About the performers

Established in January 1955, the China National Peking Opera Company (CNPOC) is a national organisation of performing arts directly under the supervision of the Ministry of Culture of the People’s Republic of China. The first President of the CNPOC was the great maestro Mei Lanfang. Today the CNPOC consists of three performance companies, the Stage Art Center and the Mei Lanfang Grand Theatre.

Since its foundation, the company has brought together a large number of outstanding performing artists, playwrights, directors, composers and set designers who enjoy a lofty reputation both at home and abroad, among them Li Shaochun, Yuan Shihai, Ye Shenlan, Du Jinfang, Ajia, Weng Ouhong and Fan Junhong.
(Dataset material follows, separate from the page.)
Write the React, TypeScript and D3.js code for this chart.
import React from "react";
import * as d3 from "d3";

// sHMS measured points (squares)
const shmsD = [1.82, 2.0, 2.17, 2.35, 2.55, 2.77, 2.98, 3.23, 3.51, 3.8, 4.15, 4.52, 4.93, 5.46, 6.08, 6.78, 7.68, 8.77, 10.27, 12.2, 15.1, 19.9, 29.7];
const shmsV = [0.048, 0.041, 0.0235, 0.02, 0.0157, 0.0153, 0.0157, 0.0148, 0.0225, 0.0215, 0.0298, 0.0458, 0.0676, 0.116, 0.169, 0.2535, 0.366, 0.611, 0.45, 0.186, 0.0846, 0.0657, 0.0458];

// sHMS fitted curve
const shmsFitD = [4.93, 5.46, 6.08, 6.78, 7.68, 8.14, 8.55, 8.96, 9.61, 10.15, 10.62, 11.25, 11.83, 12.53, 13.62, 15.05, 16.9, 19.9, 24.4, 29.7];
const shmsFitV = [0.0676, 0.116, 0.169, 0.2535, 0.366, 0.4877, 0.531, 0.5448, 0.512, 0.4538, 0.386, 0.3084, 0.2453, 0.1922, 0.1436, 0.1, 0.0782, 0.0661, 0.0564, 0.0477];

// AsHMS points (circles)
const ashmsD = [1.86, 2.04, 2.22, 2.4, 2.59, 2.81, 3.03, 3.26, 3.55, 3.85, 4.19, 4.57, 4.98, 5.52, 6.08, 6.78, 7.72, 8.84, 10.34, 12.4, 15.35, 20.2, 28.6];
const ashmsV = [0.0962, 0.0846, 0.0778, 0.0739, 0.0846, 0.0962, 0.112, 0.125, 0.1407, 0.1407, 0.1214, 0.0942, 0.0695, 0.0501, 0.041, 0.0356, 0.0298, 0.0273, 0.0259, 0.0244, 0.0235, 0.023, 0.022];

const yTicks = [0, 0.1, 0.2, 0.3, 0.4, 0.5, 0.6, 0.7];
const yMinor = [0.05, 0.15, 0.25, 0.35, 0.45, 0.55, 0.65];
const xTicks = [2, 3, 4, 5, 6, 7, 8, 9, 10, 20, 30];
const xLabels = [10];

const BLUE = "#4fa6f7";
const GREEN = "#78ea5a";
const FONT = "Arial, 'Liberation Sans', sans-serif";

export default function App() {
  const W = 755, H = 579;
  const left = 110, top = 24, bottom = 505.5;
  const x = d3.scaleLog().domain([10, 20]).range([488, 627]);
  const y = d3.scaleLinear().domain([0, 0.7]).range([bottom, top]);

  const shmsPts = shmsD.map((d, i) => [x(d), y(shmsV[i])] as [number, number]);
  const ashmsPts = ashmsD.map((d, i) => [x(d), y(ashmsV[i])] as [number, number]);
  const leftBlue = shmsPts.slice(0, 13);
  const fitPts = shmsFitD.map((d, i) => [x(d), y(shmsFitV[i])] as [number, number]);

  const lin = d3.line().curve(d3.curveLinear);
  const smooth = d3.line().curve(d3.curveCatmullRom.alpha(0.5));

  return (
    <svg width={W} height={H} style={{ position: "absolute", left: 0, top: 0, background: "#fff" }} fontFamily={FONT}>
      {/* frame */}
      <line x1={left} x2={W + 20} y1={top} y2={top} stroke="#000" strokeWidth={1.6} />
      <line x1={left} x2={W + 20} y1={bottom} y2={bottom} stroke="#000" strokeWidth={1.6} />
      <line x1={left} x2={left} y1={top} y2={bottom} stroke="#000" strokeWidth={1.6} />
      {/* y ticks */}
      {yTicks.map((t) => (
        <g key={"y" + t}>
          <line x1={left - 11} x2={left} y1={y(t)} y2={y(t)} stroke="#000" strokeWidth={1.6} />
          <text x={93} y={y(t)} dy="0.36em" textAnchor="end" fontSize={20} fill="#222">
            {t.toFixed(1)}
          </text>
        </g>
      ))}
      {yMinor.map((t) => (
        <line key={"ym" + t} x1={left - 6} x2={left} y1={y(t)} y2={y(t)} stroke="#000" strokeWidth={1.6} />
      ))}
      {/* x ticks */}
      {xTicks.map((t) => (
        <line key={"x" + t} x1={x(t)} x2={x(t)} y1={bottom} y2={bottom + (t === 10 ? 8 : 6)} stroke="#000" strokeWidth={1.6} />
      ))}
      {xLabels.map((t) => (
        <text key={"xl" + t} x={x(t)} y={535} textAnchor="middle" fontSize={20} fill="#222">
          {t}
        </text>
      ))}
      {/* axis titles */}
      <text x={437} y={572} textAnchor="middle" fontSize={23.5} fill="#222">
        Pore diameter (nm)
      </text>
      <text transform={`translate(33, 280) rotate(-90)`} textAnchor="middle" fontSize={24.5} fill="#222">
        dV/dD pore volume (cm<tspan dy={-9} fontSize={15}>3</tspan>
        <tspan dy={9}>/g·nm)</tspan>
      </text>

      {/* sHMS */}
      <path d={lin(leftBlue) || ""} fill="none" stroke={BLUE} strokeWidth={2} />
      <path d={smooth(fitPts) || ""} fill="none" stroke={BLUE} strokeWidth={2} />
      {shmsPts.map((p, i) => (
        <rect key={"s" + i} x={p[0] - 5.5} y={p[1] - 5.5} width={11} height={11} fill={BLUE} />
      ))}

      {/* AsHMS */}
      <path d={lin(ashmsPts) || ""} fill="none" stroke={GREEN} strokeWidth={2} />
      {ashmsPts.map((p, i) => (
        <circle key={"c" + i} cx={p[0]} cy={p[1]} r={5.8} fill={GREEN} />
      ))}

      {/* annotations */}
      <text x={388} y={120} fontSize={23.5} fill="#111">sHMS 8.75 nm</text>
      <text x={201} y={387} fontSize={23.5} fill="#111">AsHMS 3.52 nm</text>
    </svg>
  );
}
With its huge number of talents, the CNPOC has emerged as a Peking opera performance organisation with tremendous advantages.

Over the course of sixty years, the CNPOC has inherited, created and staged more than five hundred traditional, newly-written historical and contemporary Peking opera plays with various themes and formats. It has developed an artistic spirit of inheritance, innovation, adaptations from other artistic forms and well-portrayed characters. Moreover, it has created an artistic style with rich content, profound thoughts, various schools and a well-balanced cast.
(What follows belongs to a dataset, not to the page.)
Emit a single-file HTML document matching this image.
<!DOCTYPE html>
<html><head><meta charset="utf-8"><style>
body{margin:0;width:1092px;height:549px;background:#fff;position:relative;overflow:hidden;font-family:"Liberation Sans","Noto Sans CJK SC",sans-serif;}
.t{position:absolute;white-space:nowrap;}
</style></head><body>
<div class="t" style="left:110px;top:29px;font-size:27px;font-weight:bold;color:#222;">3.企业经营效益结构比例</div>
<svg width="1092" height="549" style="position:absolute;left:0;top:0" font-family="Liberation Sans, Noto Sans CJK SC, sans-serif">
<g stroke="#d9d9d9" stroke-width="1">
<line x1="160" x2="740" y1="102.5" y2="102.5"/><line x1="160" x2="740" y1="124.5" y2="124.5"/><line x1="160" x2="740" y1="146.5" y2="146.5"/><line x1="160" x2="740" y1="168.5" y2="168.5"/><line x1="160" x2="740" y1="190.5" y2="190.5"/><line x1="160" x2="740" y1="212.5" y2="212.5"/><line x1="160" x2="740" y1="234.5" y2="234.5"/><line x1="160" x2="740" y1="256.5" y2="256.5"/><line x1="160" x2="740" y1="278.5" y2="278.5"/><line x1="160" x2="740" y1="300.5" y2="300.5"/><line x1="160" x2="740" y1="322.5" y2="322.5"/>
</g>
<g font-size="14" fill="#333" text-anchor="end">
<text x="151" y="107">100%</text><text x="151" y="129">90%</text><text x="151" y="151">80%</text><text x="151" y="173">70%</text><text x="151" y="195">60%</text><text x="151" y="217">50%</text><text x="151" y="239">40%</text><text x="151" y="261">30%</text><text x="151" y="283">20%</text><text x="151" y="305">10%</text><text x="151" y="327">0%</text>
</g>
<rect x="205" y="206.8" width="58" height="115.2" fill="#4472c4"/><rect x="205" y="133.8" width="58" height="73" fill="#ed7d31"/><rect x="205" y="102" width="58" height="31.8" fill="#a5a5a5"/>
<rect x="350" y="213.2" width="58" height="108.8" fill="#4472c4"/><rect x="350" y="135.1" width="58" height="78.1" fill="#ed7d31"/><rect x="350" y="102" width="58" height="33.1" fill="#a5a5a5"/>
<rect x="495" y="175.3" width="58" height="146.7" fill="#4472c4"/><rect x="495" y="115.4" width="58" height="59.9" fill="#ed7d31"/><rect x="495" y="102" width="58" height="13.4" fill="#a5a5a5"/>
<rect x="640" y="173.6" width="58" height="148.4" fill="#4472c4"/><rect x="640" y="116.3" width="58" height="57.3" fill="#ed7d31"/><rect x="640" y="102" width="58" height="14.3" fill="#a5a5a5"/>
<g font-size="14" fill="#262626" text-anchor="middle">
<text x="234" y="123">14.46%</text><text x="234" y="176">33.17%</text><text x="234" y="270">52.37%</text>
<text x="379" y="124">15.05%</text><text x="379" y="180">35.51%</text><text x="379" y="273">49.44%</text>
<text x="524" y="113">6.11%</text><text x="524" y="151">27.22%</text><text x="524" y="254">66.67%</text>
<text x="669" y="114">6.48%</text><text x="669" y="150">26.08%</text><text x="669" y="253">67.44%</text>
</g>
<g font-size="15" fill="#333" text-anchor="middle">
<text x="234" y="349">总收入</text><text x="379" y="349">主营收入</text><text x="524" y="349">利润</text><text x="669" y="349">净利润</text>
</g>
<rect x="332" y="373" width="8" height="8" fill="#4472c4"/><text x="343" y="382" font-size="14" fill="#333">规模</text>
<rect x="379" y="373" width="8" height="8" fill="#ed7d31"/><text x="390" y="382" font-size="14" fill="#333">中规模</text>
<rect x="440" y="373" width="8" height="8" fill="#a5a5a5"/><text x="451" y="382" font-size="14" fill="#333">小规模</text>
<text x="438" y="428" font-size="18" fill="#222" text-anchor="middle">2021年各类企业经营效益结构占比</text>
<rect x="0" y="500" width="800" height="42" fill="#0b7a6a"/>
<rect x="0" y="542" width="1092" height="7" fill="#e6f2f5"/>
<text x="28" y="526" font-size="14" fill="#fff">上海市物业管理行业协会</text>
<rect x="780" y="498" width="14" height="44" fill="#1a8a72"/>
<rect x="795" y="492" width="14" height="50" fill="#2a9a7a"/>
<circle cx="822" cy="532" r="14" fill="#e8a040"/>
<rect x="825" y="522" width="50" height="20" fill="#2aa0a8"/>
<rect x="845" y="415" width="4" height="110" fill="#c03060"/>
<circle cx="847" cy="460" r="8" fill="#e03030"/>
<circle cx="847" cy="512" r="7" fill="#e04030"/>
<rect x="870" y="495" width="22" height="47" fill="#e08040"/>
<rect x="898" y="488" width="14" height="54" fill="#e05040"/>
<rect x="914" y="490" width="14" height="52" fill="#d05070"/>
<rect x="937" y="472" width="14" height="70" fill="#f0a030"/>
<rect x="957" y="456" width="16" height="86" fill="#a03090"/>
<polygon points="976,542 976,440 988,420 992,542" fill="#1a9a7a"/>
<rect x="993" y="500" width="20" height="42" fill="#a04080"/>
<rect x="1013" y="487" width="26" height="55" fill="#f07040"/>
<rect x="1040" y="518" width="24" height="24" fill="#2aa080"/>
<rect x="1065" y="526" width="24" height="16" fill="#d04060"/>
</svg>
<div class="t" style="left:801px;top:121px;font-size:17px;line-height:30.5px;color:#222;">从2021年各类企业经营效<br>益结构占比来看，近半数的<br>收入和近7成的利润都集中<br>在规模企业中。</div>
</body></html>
More than fifty plays and over two hundred members of the CNPOC have won awards in national and international performance competitions. In recent years, it has always been on the list of winners of China’s major cultural awards, such as the Splendor Award (for professional theatrical art works), the Best Works Award, the China Peking Opera Festival Gold Award, Works of Excellence on the Nation’s Stage, the Mei Lanfang Gold Award and the Plum Blossom Award among others.
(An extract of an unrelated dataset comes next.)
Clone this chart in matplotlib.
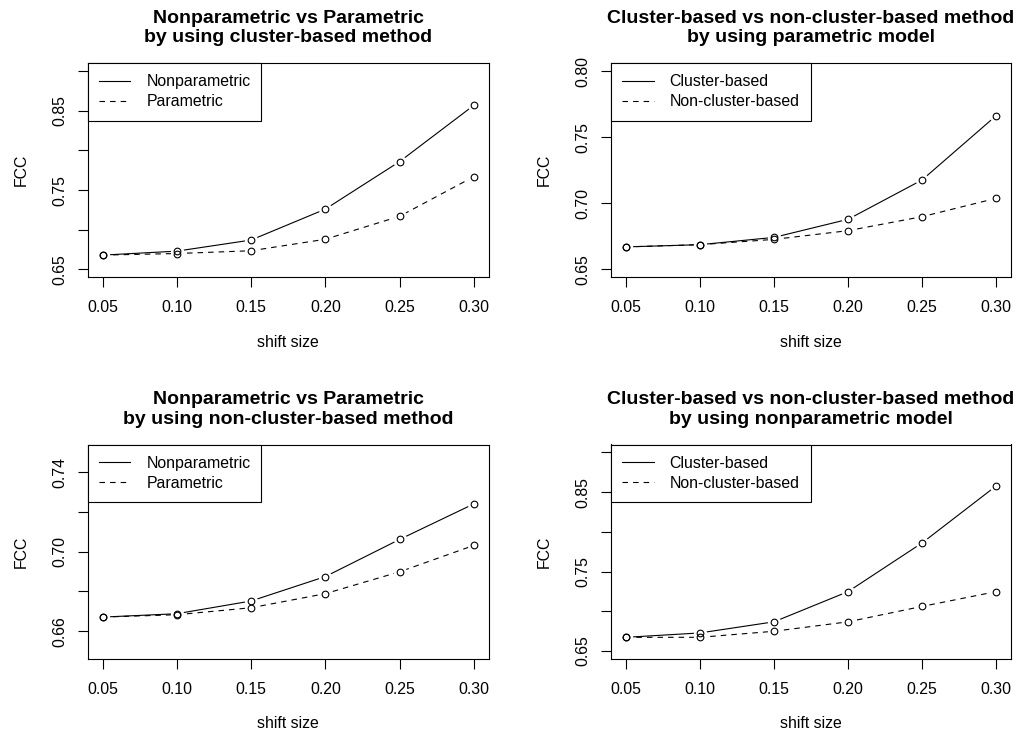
import matplotlib
matplotlib.use("Agg")
import matplotlib.pyplot as plt
import numpy as np

plt.rcParams['font.family'] = ['Liberation Sans', 'DejaVu Sans']

shift = [0.05, 0.10, 0.15, 0.20, 0.25, 0.30]
xticklabels = ["0.05", "0.10", "0.15", "0.20", "0.25", "0.30"]

# Panel 1: cluster-based method
p1_nonpar = [0.668, 0.673, 0.687, 0.726, 0.786, 0.857]
p1_par = [0.668, 0.670, 0.6735, 0.688, 0.717, 0.767]
# Panel 2: parametric model
p2_cluster = [0.667, 0.6687, 0.6742, 0.6879, 0.7177, 0.7664]
p2_noncluster = [0.667, 0.6687, 0.6727, 0.6793, 0.6899, 0.7038]
# Panel 3: non-cluster-based method
p3_nonpar = [0.6671, 0.6688, 0.6752, 0.6875, 0.7062, 0.7241]
p3_par = [0.6671, 0.6683, 0.6718, 0.6789, 0.6899, 0.7032]
# Panel 4: nonparametric model
p4_cluster = [0.6673, 0.6728, 0.6868, 0.7248, 0.7861, 0.8579]
p4_noncluster = [0.6673, 0.6673, 0.6749, 0.6868, 0.7062, 0.7248]

titles = [
    "Nonparametric vs Parametric\nby using cluster-based method",
    "Cluster-based vs non-cluster-based method\nby using parametric model",
    "Nonparametric vs Parametric\nby using non-cluster-based method",
    "Cluster-based vs non-cluster-based method\nby using nonparametric model",
]
legend_labels = [
    ["Nonparametric", "Parametric"],
    ["Cluster-based", "Non-cluster-based"],
    ["Nonparametric", "Parametric"],
    ["Cluster-based", "Non-cluster-based"],
]
series = [
    (p1_nonpar, p1_par),
    (p2_cluster, p2_noncluster),
    (p3_nonpar, p3_par),
    (p4_cluster, p4_noncluster),
]
yticks = [
    [0.65, 0.70, 0.75, 0.80, 0.85, 0.90],
    [0.65, 0.70, 0.75, 0.80],
    [0.66, 0.68, 0.70, 0.72, 0.74],
    [0.65, 0.70, 0.75, 0.80, 0.85, 0.90],
]
yticklabels = [
    ["0.65", "", "0.75", "", "0.85", ""],
    ["0.65", "0.70", "0.75", "0.80"],
    ["0.66", "", "0.70", "", "0.74"],
    ["0.65", "", "0.75", "", "0.85", ""],
]
ylims = [(0.64, 0.91), (0.644, 0.806), (0.646, 0.754), (0.64, 0.91)]

W, H = 1024, 737
fig = plt.figure(figsize=(W / 100, H / 100), dpi=100)

rects = [
    (87.7, 63.3, 488.7, 277.3),
    (611, 63.3, 1011, 277.3),
    (87.7, 444.5, 488.7, 659),
    (611, 444.5, 1011, 659),
]

fs = 11.4
for i in range(4):
    l, t, r, b = rects[i]
    ax = fig.add_axes([l / W, 1 - b / H, (r - l) / W, (b - t) / H])
    s1, s2 = series[i]
    for ys, ls, lab in ((s1, '-', legend_labels[i][0]), (s2, (0, (5, 4.5)), legend_labels[i][1])):
        ax.plot(shift, ys, color='black', lw=0.8, linestyle=ls, label=lab, zorder=2)
        ax.plot(shift, ys, linestyle='none', marker='o', markersize=8.5, markerfacecolor='white',
                markeredgecolor='white', zorder=3)
        ax.plot(shift, ys, linestyle='none', marker='o', markersize=4.8, markerfacecolor='none',
                markeredgecolor='black', markeredgewidth=0.8, zorder=4)
    ax.set_xlim(0.04, 0.31)
    ax.set_ylim(*ylims[i])
    ax.set_xticks(shift)
    ax.set_xticklabels(xticklabels)
    ax.set_yticks(yticks[i])
    ax.set_yticklabels(yticklabels[i], rotation=90, va='center')
    ax.tick_params(direction='out', length=7, width=0.8, labelsize=fs, pad=9.5)
    ax.tick_params(axis='y', pad=7.5)
    for sp in ax.spines.values():
        sp.set_linewidth(0.8)
    ax.set_xlabel("shift size", fontsize=fs, labelpad=14)
    ax.set_ylabel("FCC", fontsize=fs, labelpad=17)
    ax.set_title(titles[i], fontsize=14, fontweight='bold', pad=15, linespacing=1.2)
    h = [ax.lines[0], ax.lines[3]]
    leg = ax.legend(h, legend_labels[i], loc='upper left', borderaxespad=0, fancybox=False,
                    edgecolor='black', framealpha=1, fontsize=fs, handlelength=2.0,
                    handletextpad=1.0, borderpad=0.7, labelspacing=0.32)
    leg.get_frame().set_linewidth(0.8)

fig.savefig("out.png", dpi=100)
Cultural exchange is one of the major tasks of the CNPOC. It has been organising performances around the world, visiting over fifty countries and regions on five continents, and has earned an international reputation for excellence. Through these activities, the CNPOC has made contributions to promote Sino-international cultural exchanges as well as enhancing the friendship between the people of China and the people of the world.